In the long history of pop and hip-hop feuds, few have lingered as strangely—or as stubbornly—as the clash between Mariah Carey and Eminem. At the center of it all lies a single question that Carey has asked for years, half amused and half exasperated: Why is he so obsessed with a relationship that never happened?
To Carey, Eminem’s repeated references to her across multiple songs are not flattering or dramatic—they are simply weird. Not because they are harsh, but because they are built on a story she insists is entirely fictional.
Where the Story Split in Two
The controversy began in the early 2000s. Eminem publicly claimed that he and Carey had been romantically involved, weaving her name into his lyrics and interviews. On his 2002 album The Eminem Show, tracks like “Superman” and “When the Music Stops” suggested a failed fling.
Carey’s version could not have been more different. She has repeatedly stated that they met only a few times in a strictly professional context. No romance. No secret relationship. Nothing resembling the emotional saga Eminem described.
Things escalated when Eminem played alleged voicemails—claimed to be from Carey—during his Anger Management Tour. To Carey, this crossed from exaggeration into fabrication, reinforcing what she viewed as a narrative untethered from reality.
“Obsessed”: Pop’s Most Polite Diss
In 2009, Carey finally responded—not with interviews, but with a hit record. Her single Obsessed, produced by The-Dream and Tricky Stewart, flipped the entire situation on its head.
Rather than rage, Carey chose mockery. The song’s hook asked plainly, “Why you so obsessed with me?”—a line that instantly entered pop culture. The music video amplified the message: Carey appeared in drag as a hoodie-wearing, goateed stalker unmistakably modeled after Eminem, turning his fixation into satire.

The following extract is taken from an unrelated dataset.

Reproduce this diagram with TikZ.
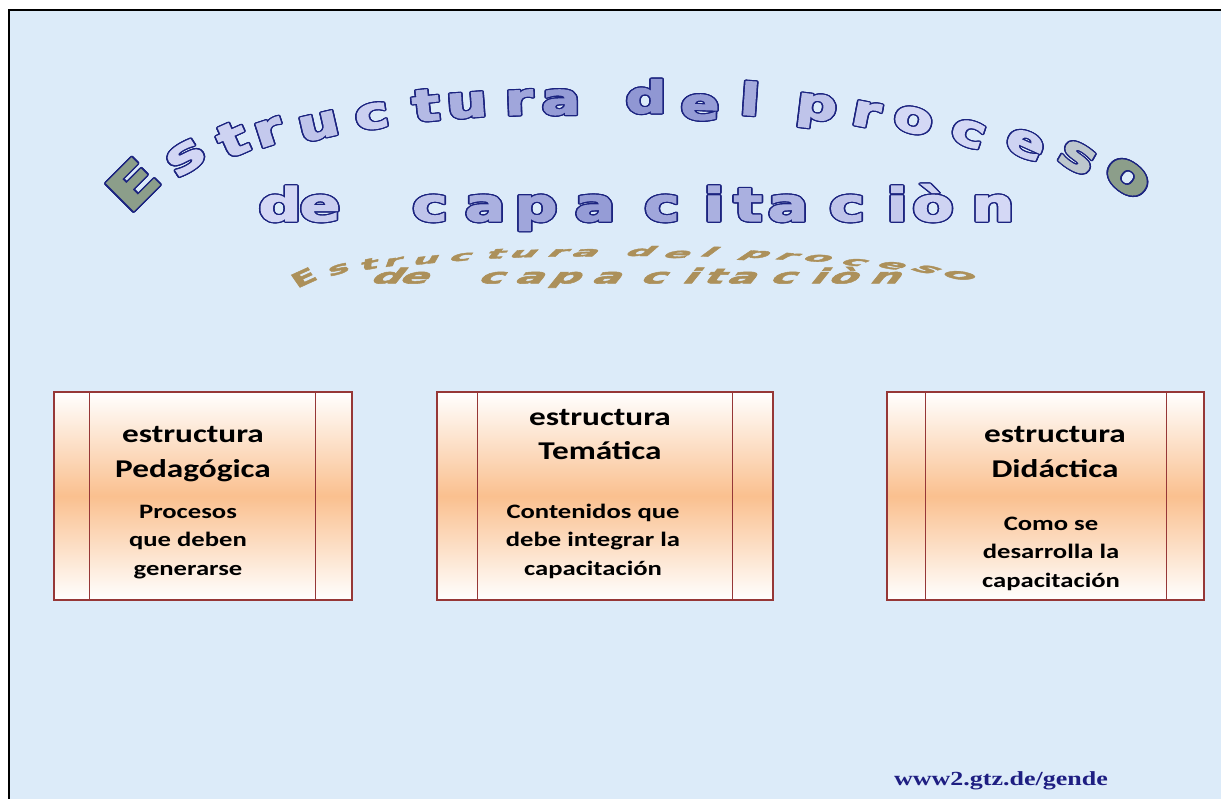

Commercially, the strategy worked. Obsessed became a global hit, peaking at No. 7 on the Billboard Hot 100 and eventually earning triple-platinum status. The public largely sided with Carey’s framing: this was less a feud than a one-sided fixation.
Eminem Fires Back—Mariah Moves On
Eminem responded with “The Warning,” a blistering diss track threatening to release more “receipts.” Yet after that moment, the dynamic shifted. Eminem continued to reference Carey sporadically in later years. Carey, by contrast, stopped engaging.
In her 2020 memoir The Meaning of Mariah Carey, she barely mentions him at all—a silence that speaks volumes. To her, the alleged relationship was never significant enough to deserve space in her life story.
Why It Still Feels “Weird”
What makes Eminem’s songs about Mariah Carey so uncomfortable for her isn’t the insult—it’s the insistence. From Carey’s perspective, the music documents an emotional reality she never shared, turning a brief professional encounter into a saga of obsession.
In the end, Obsessed stands as the final word. Eminem may still rap about it—but Mariah Carey has long since changed the station, leaving the feud behind as a strange, unresolved footnote in pop history.